【81】武器は慎重に選べ、安易に手放すな

チャド・ラヴィーニュ

 長年ソフトウェアの設計・実装に携わってきたベテランとして、アーキテクトは、成功を積み重ねるために使い込んできた武器をいくつも持っています。これらのテクノロジーは、何らかの理由があって、評価され、望ましいソリューションリストの上位に浮かび上がってきています。これらの武器は、熾烈な競争を勝ち抜いて武器庫のしかるべき場所を占めているはずですが、それでも新しいテクノロジーが次々に現れて、それらの地位を脅かしています。新しい武器のために昔から使ってきた武器を手放さざるを得ない場合がよくありますが、信頼してきた武器をそう簡単に捨ててはなりません。新しい武器は、使い慣れた武器のように何度も試したわけではありませんから、信頼している武器を安易に捨ててしまうのは危険です。

 だからといって、お気に入りリスト入りしたテクノロジーがずっとリストに居座るわけではありませんし、現実から目を背けてソフトウェア開発の進歩を無視せよと言っているわけでは決してありません。どのテクノロジーにも、置き換えが必要になるときが来ます。技術の移り変わりは速く、より優れたソリューションが出番を待っています。アーキテクトとして、私たちは業界のトレンドに遅れないようにしなければなりません。しかし、新しいテクノロジーを真っ先に支持する必要はないのです。通常、新しいテクノロジーを最初に採用したからと言って大きなアドバンテージはありません。それどころか、さまざまなマイナス要素の足を引っ張られることもあるのです。

 リスクをかけて新しいテクノロジーを選ぶには、そのメリットが飛躍的に優れていなければなりません。多くの新技術は、大きな前進であると主張していますが、本当にそれを実現できているものはほとんどありません。新しいテクノロジーを見れば、技術的に進歩していることはすぐにわかりますが、それらの進歩は利害関係者にとってそれほど魅力的でないことが多いのです。新技術の先駆者となる前に、ビジネスのためにどのような利益があるのかを考えましょう。ビジネスの立場から見た効果が誰にも気付かれないようなものであれば、考え直した方がよいでしょう。

 新技術の欠点としてもう 1 つ認めなければならない重要なポイントはコストです。新技術導入にかかるコストは高くなるかもしれませんし、簡単に予測できないかもしれません。よく知ってるテクノロジーを使う場合には、癖や特徴もよく理解しています。新技術に癖や落とし穴はないだろうと思うなら、ずいぶんと愚かなことです。解決したことのない問題が追加されれば、見積もりが狂ってしまいます。使い慣れたテクノロジーでソリューションを実装する場合には、どのようなコストがかかるかははっきりわかるはずです。

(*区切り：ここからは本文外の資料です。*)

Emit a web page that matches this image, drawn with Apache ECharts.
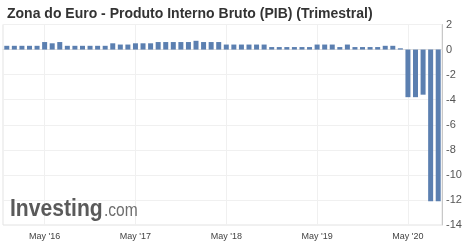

 最後に考えなければならないのは、将来性です。優れたテクノロジーが簡単に見つけられてそれを選択できればすばらしいところですが、話はそう単純ではありません。偉大なテクノロジーだからかならず成功するとは限りません。早い段階で、成功するテクノロジーを予測しようとしても、あまり配当の期待できない賭けになってしまいます。騒ぎが落ち着いて、テクノロジーが役に立つことがはっきりするのを待ちましょう。多くのテクノロジーは、ただ消えていきます。未来のないテクノロジーのために、プロジェクトを危険にさらさないように注意すべきです。

 問題解決のためにどのテクノロジーを使うかを選ぶのは、ソフトウェア・アーキテクトの仕事の中で大きな部分を占めます。武器は慎重に選び、簡単に手放さないようにすべきです。過去の成功を活用して将来の成功を確かなものにし、新しいテクノロジーを取り入れるかどうかは慎重に決めましょう。